Steve came closer to the fire and knelt, bringing himself down to his eye level. "I'm so sorry."
"Don't be. You didn't know what you were doing, and burning is an excellent way to deal with unwanted enchanted objects, assuming they're flammable. Don't listen to your brother."
"Hey!" said Herobrine. Hallai smirked.
"Besides, it's much better than haunting the interior of an unused outbuilding for another hundred years. I had almost forgotten the feel of wind when you found me. You took me on a walk. I got to kill some more zombies. I won't go unhappy."
"Question," said Herobrine. "That's nice and all, but before you go, why did you like Steve better than me?"
"Oh. No important reason. Perhaps I'm growing narrow-minded and grumpy in my very old age, but I've always been a prankster, and it upset my sensibilities to see the dynamic reversed. But I've grown fond of you as well, arshenn." He bowed his head. "Now tell me something. Have we gotten any closer?"
"To what?" said Steve.
"To a better solution than sealing one's consciousness inside a dead and immobile object. Or have you given up?"
"Were you before Hericor's time?" asked Herobrine.
"Hericor? That's an old name, but as I recall, he was a warrior, not a mage. Was there another one?"
"Yes. Supposedly he discovered an elixir of immortality."
"Really. What did he do with it?"
"He burned his notes," said Steve, "Lived to be ninety and died peacefully in his bed, surrounded by his family."
"Good for him. For a mage, that's quite an accomplishment by itself." He chuckled as if at an inside joke. Perhaps there was one, though the brothers didn't catch it.

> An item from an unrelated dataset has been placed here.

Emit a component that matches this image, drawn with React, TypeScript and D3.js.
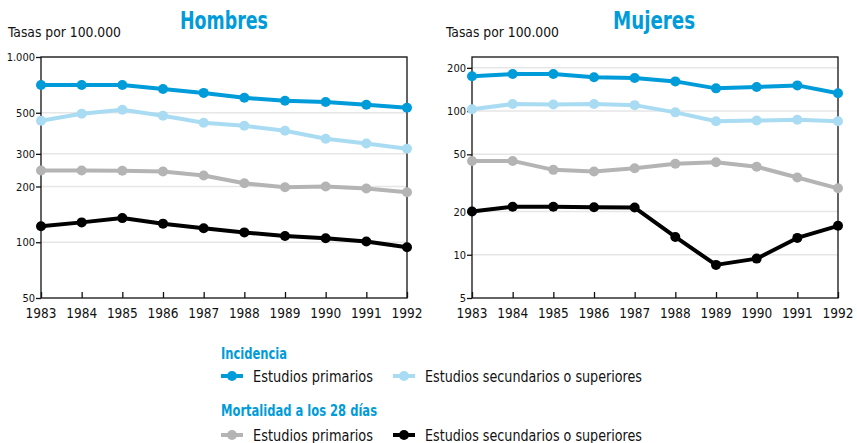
import React, { useEffect, useRef } from "react";
import * as d3 from "d3";

// years on the x axis
const years = [1983, 1984, 1985, 1986, 1987, 1988, 1989, 1990, 1991, 1992];

// Hombres
const menIncPrim = [706, 706, 706, 672, 640, 602, 580, 572, 552, 532];
const menIncSec = [453, 494, 519, 482, 442, 425, 400, 362, 341, 320];
const menMortPrim = [244, 244, 243, 241, 229, 208, 198, 200, 195, 186];
const menMortSec = [122, 128, 135, 126, 119, 113, 108, 105, 101, 94];

// Mujeres
const womenIncPrim = [175, 181, 181, 172, 170, 161, 144, 147, 151, 133];
const womenIncSec = [103, 112, 111, 112, 110, 98, 85, 86, 87, 85];
const womenMortPrim = [45, 45, 39, 38, 40, 43, 44, 41, 34.5, 29];
const womenMortSec = [20, 21.6, 21.6, 21.4, 21.3, 13.3, 8.5, 9.4, 13.1, 15.9];

const menTicks = [50, 100, 200, 300, 500, 1000];
const womenTicks = [5, 10, 20, 50, 100, 200];

const BLUE = "#009bd9";
const LIGHT = "#a9dcf3";
const GREY = "#b4b4b4";
const BLACK = "#000000";

const FONT = "'DejaVu Sans Condensed', 'DejaVu Sans', sans-serif";

const fmt = (v: number) => (v >= 1000 ? d3.format(",")(v).replace(",", ".") : String(v));

function drawPanel(svg, opts) {
  const { x0, x1, top, bottom, domain, ticks, series, title, titleX, titleW, labelX } = opts;
  const g = svg.append("g");

  const x = d3.scaleLinear().domain([years[0], years[years.length - 1]]).range([x0, x1]);
  const y = d3.scaleLog().domain(domain).range([bottom, top]);

  g.append("text")
    .attr("x", titleX - titleW / 2)
    .attr("y", 29)
    .attr("font-family", FONT)
    .attr("font-weight", "bold")
    .attr("font-size", 24)
    .attr("textLength", titleW)
    .attr("lengthAdjust", "spacingAndGlyphs")
    .attr("fill", BLUE)
    .text(title);

  g.append("text")
    .attr("x", labelX)
    .attr("y", 37)
    .attr("font-family", FONT)
    .attr("font-size", 14)
    .attr("textLength", 113)
    .attr("lengthAdjust", "spacingAndGlyphs")
    .attr("fill", "#111")
    .text("Tasas por 100.000");

  // gridlines
  g.selectAll(".grid")
    .data(ticks.filter((t) => t !== domain[0]))
    .join("line")
    .attr("x1", x0)
    .attr("x2", x1)
    .attr("y1", (d) => y(d))
    .attr("y2", (d) => y(d))
    .attr("stroke", "#e6e6e6")
    .attr("stroke-width", 1.5);

  // frame
  g.append("rect")
    .attr("x", x0)
    .attr("y", top)
    .attr("width", x1 - x0)
    .attr("height", bottom - top)
    .attr("fill", "none")
    .attr("stroke", "#111")
    .attr("stroke-width", 1.3);

  // y ticks
  const yAxis = d3.axisLeft(y).tickValues(ticks).tickSize(5).tickFormat(fmt);
  const ya = g.append("g").attr("transform", `translate(${x0},0)`).call(yAxis);
  ya.select(".domain").remove();
  ya.selectAll("line").attr("stroke", "#111").attr("stroke-width", 1.3);
  ya.selectAll("text")
    .attr("font-family", FONT)
    .attr("font-size", 11)
    .attr("fill", "#111")
    .attr("dx", 2);

  // x ticks (pointing inward)
  const xAxis = d3.axisTop(x).tickValues(years).tickSize(6).tickFormat(() => "");
  const xa = g.append("g").attr("transform", `translate(0,${bottom})`).call(xAxis);
  xa.select(".domain").remove();
  xa.selectAll("line").attr("stroke", "#111").attr("stroke-width", 1.3);

  g.selectAll(".xlab")
    .data(years)
    .join("text")
    .attr("x", (d) => x(d))
    .attr("y", bottom + 20)
    .attr("text-anchor", "middle")
    .attr("font-family", FONT)
    .attr("font-size", 13.5)
    .attr("fill", "#111")
    .text((d) => d);

  const line = d3
    .line<number>()
    .x((_, i) => x(years[i]))
    .y((d) => y(d));

  series.forEach((s) => {
    g.append("path")
      .attr("d", line(s.values))
      .attr("fill", "none")
      .attr("stroke", s.color)
      .attr("stroke-width", 4)
      .attr("stroke-linejoin", "round");
    g.selectAll(null)
      .data(s.values)
      .join("circle")
      .attr("cx", (_, i) => x(years[i]))
      .attr("cy", (d) => y(d))
      .attr("r", 5)
      .attr("fill", s.color);
  });
}

function legendItem(svg, xPos, yPos, color, label, w) {
  svg.append("line")
    .attr("x1", xPos)
    .attr("x2", xPos + 22)
    .attr("y1", yPos)
    .attr("y2", yPos)
    .attr("stroke", color)
    .attr("stroke-width", 4);
  svg.append("circle").attr("cx", xPos + 11).attr("cy", yPos).attr("r", 5).attr("fill", color);
  svg.append("text")
    .attr("x", xPos + 32)
    .attr("y", yPos + 5.5)
    .attr("font-family", FONT)
    .attr("font-size", 15)
    .attr("textLength", w)
    .attr("lengthAdjust", "spacingAndGlyphs")
    .attr("fill", "#111")
    .text(label);
}

export default function App() {
  const ref = useRef<SVGSVGElement>(null);

  useEffect(() => {
    const svg = d3.select(ref.current);
    svg.selectAll("*").remove();

    drawPanel(svg, {
      x0: 41,
      x1: 407,
      top: 57,
      bottom: 298,
      domain: [50, 1000],
      ticks: menTicks,
      title: "Hombres",
      titleX: 224,
      titleW: 88,
      labelX: 8,
      series: [
        { values: menIncPrim, color: BLUE },
        { values: menIncSec, color: LIGHT },
        { values: menMortPrim, color: GREY },
        { values: menMortSec, color: BLACK },
      ],
    });

    drawPanel(svg, {
      x0: 472,
      x1: 838,
      top: 57,
      bottom: 298,
      domain: [5, 238],
      ticks: womenTicks,
      title: "Mujeres",
      titleX: 654,
      titleW: 82,
      labelX: 446,
      series: [
        { values: womenIncPrim, color: BLUE },
        { values: womenIncSec, color: LIGHT },
        { values: womenMortPrim, color: GREY },
        { values: womenMortSec, color: BLACK },
      ],
    });

    svg.append("text")
      .attr("x", 221)
      .attr("y", 359)
      .attr("font-family", FONT)
      .attr("font-weight", "bold")
      .attr("font-size", 15)
      .attr("textLength", 66)
      .attr("lengthAdjust", "spacingAndGlyphs")
      .attr("fill", BLUE)
      .text("Incidencia");
    legendItem(svg, 221, 376, BLUE, "Estudios primarios", 120);
    legendItem(svg, 393, 376, LIGHT, "Estudios secundarios o superiores", 217);

    svg.append("text")
      .attr("x", 221)
      .attr("y", 416)
      .attr("font-family", FONT)
      .attr("font-weight", "bold")
      .attr("font-size", 15)
      .attr("textLength", 156)
      .attr("lengthAdjust", "spacingAndGlyphs")
      .attr("fill", BLUE)
      .text("Mortalidad a los 28 días");
    legendItem(svg, 221, 435, GREY, "Estudios primarios", 120);
    legendItem(svg, 393, 435, BLACK, "Estudios secundarios o superiores", 217);
  }, []);

  return (
    <svg
      ref={ref}
      width={857}
      height={443}
      style={{ position: "absolute", left: 0, top: 0, background: "#fff" }}
    />
  );
}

"You agree with him?" said Herobrine.
"Oh I would have liked to know what it did, of course. But I admire his restraint. What were his reasons?"
"He had guessed that it would cause sterility as a side effect, and wrote all this crap about how fathering children is a different kind of immortality and he didn't want to upset the balance of life and blah blah blah."
"Herobrine also wishes we'd had a chance to see whether it worked," said Steve. "I do too, of course, but I also think Hericor made some interesting points."
"You're more patient than me."
"Well. Stay alive and you'll learn something new every day. I wonder—" Hallai flinched, and seemed to be listening. Steve noticed that he could see the stones of the chimney through Hallai's neck. Hallai looked back at them. "Good luck," he said, faintly. Then there were only flames.

A/N: Lookit! Things being resolved and stuff! There will be one more chapter after this.
It must be extremely disorienting to be a stick for countless generations and then suddenly you're on fire and you can see again and shirtless Herobrine is screaming at you. Depending on how you feel about shirtless Herobrine, this might make you very happy or very dismayed to have regained normal methods of seeing at this point in time.